Note that we did not apply mixup for all images, but roughly every one in five. We also used a beta distribution of 0.2. You may change the distribution as well as the number of images that are mixed for different experiments. Perhaps you may achieve even better results!

Training and Evaluation

The following code shows the training procedure. We set the batch size to 128, the learning rate to 1e-3, and the total number of epochs to 30. The entire training is performed twice — with and without the mixup. The loss also has to be defined by ourselves, as currently, BCE loss doesn’t allow labels with decimals:

Initialize the network, loss Adam optimizer
Torch BCE Loss does not support mixup labels (not 1 or 0), so we implement our own
net = CNN().to(device)
optimizer = torch.optim.Adam(net.parameters(), lr=LEARNING_RATE)
def bceloss(x, y):
    eps = 1e-6
    return -torch.mean(y * torch.log(x + eps) + (1 - y) * torch.log(1 - x + eps))
best_Acc = 0

Training Procedure
for epoch in range(NUM_EPOCHS):
    # We train and visualize the loss every 100 iterations
    for idx, (imgs, labels) in enumerate(train_dataloader):
        imgs = imgs.to(device)
        labels = labels.to(device)
        preds = net(imgs)
        loss = bceloss(preds, labels)
        if idx%100 == 0:
            print("Epoch {} Iteration {}, Current Loss: {}".format(epoch, idx, loss))

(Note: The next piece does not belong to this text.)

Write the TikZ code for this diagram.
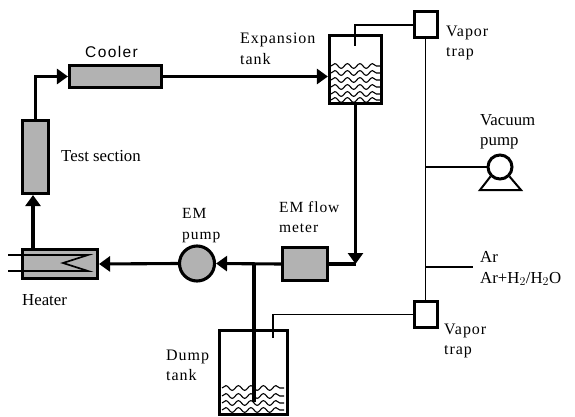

    # We evaluate the network after every epoch based on test set accuracy
    with torch.no_grad():
        total = 0
        numCorrect = 0
        for (imgs, labels) in test_dataloader:
            imgs = imgs.to(device)
            labels = labels.to(device)
            preds = net(imgs)
            numCorrect += (torch.argmax(preds, dim=1) == torch.argmax(labels, dim=1)).float().sum()
            total += len(imgs)
        acc = numCorrect/total
        print("Current image classification accuracy at epoch {}: {}".format(epoch, acc))
        if acc > best_Acc:
            best_Acc = acc

Extending Beyond Image Classification

While mixup has pushed state-of-the-art accuracies in image classification, research has shown that its benefits extend into other computer vision tasks such as generation and robustness to adversarial examples. Research literature has also been extending the concept into 3D representations which are also shown to be very effective (e.g., PointMixup).


So there you have it! Hopefully this article gives you a basic overview and guidance on how to apply mixup onto your image classification network training.